If Founders Don’t Want to Stick it Out, Don’t Take VC

November 20, 2015, 5:17 PM UTC
Phillip Van Nostrand/Structure 2015

Even venture firms that invest in enterprise technology are facing the challenges of founders who want to build a startup for cheap and then check out when Google or Facebook come calling with a $20 million or $30 million payday after a couple years in. Speaking at the Structure 2015 event Thursday, Rachel Chalmers of Ignition Partners called this mindset a new filter function and said the industry needs to start talking about it.

“If you don’t want to spend 10 years building the startup and are happy to take the $30 million … then maybe don’t take venture capital,” Chalmers said.

The other venture capitalists agreed that economics of building a company were so different now, that in some cases they were changing their model to provide less capital and more expertise to founders whose primary costs of building a business were the amount of money it took to pay the people needed to build the product, according to Charles Beeler of Rally Ventures.

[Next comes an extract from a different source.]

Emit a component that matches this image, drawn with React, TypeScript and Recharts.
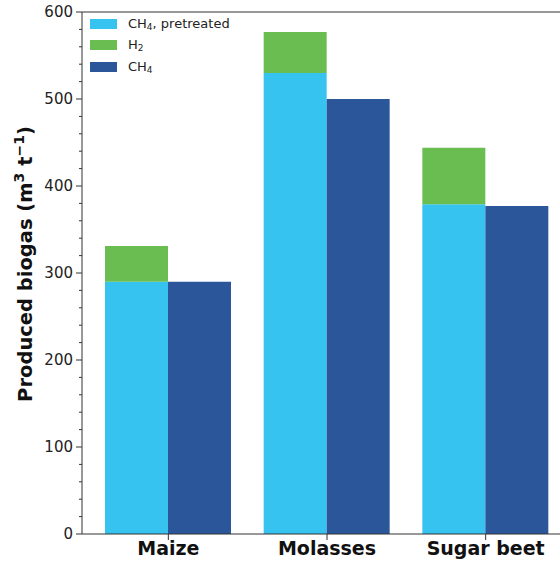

Of course the ease of building an enterprise software product could backfire, since most of these companies start out with one idea that could look more like a feature, and thus could be easily obliterated by one of the cloud giants. Chalmers spoke of her annual ritual of walking the floor after the keynote speech at AWS ReInvent, the Amazon (AMZN) user conference, and seeing “how many people were crying at their booths.”

The sense from the three venture firms onstage (most of whom dealt with enterprise investments in the cloud computing arena) was that it require a lot less capital to build something interesting. Not only that, it was much harder to build something that was interesting to a wide swath of the corporate customer base as the divide widened between those with cloud expertise and those struggling to achieve cloud expertise. It’s no wonder that VCs were frustrated by the gobs money that the giants of Silicon Valley were willing to pay when they backed a great idea that had the potential to go the distance.